Chamem-me o que quiserem
Henrique Monteiro
Contra a vacinação obrigatória
Atenção que o título os pode levar ao engano. Assim como o alarido à volta da epidemia do sarampo também. Um dos males deste mundo moderno é querer arranjar soluções a quente, sem refletir, sem medir convenientemente os prós e os contra. O abaixo-assinado a favor da obrigatoriedade da toma de vacinas até pode ter razão. Mas este é o pior momento para se decidir o que quer que seja. Não é em cima de climas emocionais, nomeadamente provocados pelo falecimento de uma jovem, que se constroem consensos sólidos.
Basta pensar nisto: se a vacinação fosse obrigatória e uma criança falecesse no âmbito de uma reação alérgica a uma vacina, mais ou menos as mesmas pessoas se mobilizariam contra a obrigatoriedade de vacinar. Como muito bem disse o ministro da Saúde, que tem mostrado excelente bom senso, antes de mais este é um problema de liberdade individual que pode ou não ser coartado pela lei. No entanto, não pode ser como reação a um acontecimento ou, pura e simplesmente, porque as pessoas agora querem ter opinião sobre o assunto.

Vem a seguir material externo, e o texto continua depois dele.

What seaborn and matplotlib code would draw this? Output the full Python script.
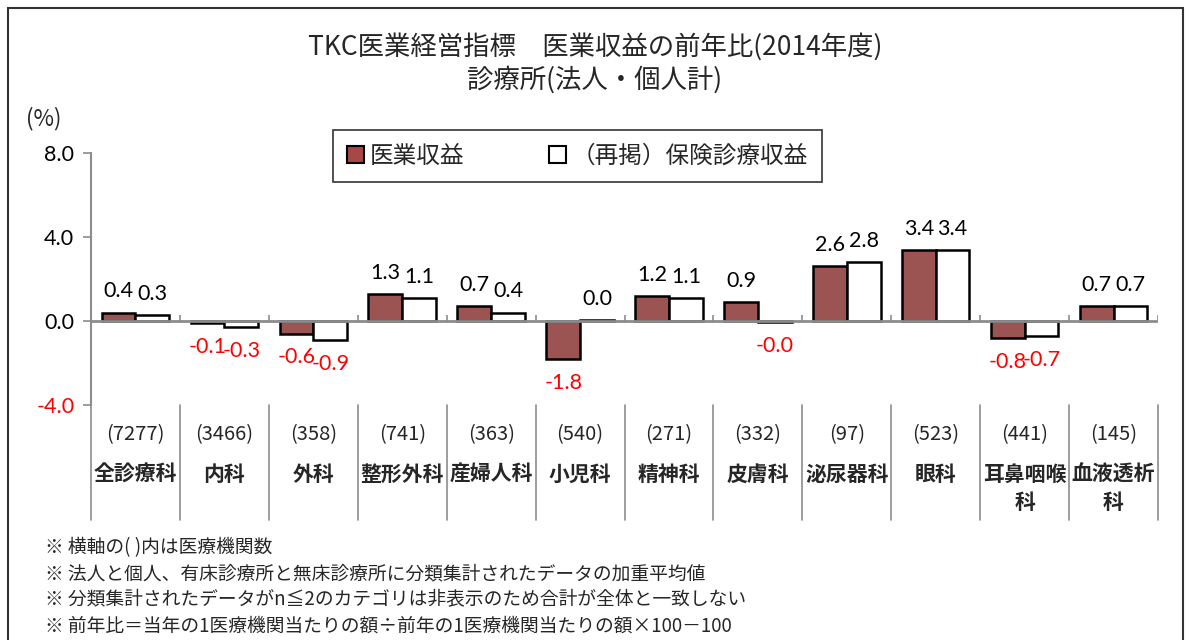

Os promotores do abaixo-assinado afirmam razões com as quais pessoalmente concordo. Por exemplo: “Porque não queremos voltar a temer doenças como a tuberculose, o sarampo, a escarlatina ou a tosse convulsa (…) vimos pedir que seja pensada a obrigatoriedade da vacinação de todas as crianças – e apenas das vacinas que constam do Plano Nacional de Vacinação, que sabemos ser um dos mais robustos da Europa”. No entanto, o que lemos em todos os jornais e o que ouvimos em todos os rádios e televisões é que a petição defende a vacinação obrigatória. Na verdade, apenas defende que essa solução seja pensada. Eis no que estou fundamentalmente de acordo.
Quero com isto dizer que as transações entre os direitos dos indivíduos e os deveres de um Estado não são sempre muito claras
Há diversos aspetos que tolhem a nossa liberdade individual que são obrigatórios para a nossa segurança e a dos outros. O cinto de segurança é um caso, embora aqui possa sempre haver a alternativa de não andar de carro, coisa que alguém que não queira vacinar-se ou vacinar os seus não tem. Há outras, em que o SNS gasta muito dinheiro e não proíbe, como o alcoolismo ou o tabagismo. Parece-me bem que o não faça. E, embora aqui não haja o perigo de contágio propriamente dito, há o chamado contágio social. Ou seja, se nenhuma criança vir adultos a fumar, jamais lhe ocorreria fumar. E o mesmo no caso de beber álcool.
Quero com isto dizer que as transações entre os direitos dos indivíduos e os deveres de um Estado não são sempre muito claras. Precisamos de muita reflexão. O caso de morte relatado ficou-se a dever a uma sucessão de azares. Um bebé não vacinado por estar febril apanhou sarampo e contagiou uma adolescente com uma mononucleose que não havia sido vacinada. A doença de que já padecia faz baixar as defesas naturais e a adolescente acabou por morrer de uma pneumonia bilateral.
Antes de se colocarem culpas e se atirarem pedras, convém algum bom senso. Desde logo, as campanhas pró-vacinação devem intensificar-se, como defendem todos os partidos. Depois, desmistificar a ideia de que as vacinas não são naturais. São. As pessoas que são naturalmente imunes a certas doenças são-no, dizem os especialistas, pelos mesmos processos com que uma vacina atua. É preciso derrotar ideologicamente estes movimentos de retrocesso civilizacional e ainda há dois dias falei de vários, não só no âmbito da saúde. E, se calhar, é preciso tornar obrigatórias algumas vacinas, de forma a podermos viver em sociedade de forma mais segura.
Mas não se duvide de que vacinas obrigatórias, impostas sem um esclarecimento cabal do erro em que incorrem aqueles que se lhes opõem, se tornará num foco de polémica árida, com a Comunicação Social a dar destaque a todos os pequenos incidentes que a vacinação possa provocar. O consentimento é sempre melhor do que a imposição e se fomos capazes até hoje, como salientou numa entrevista Mário Cordeiro, seremos seguramente capazes daqui em diante.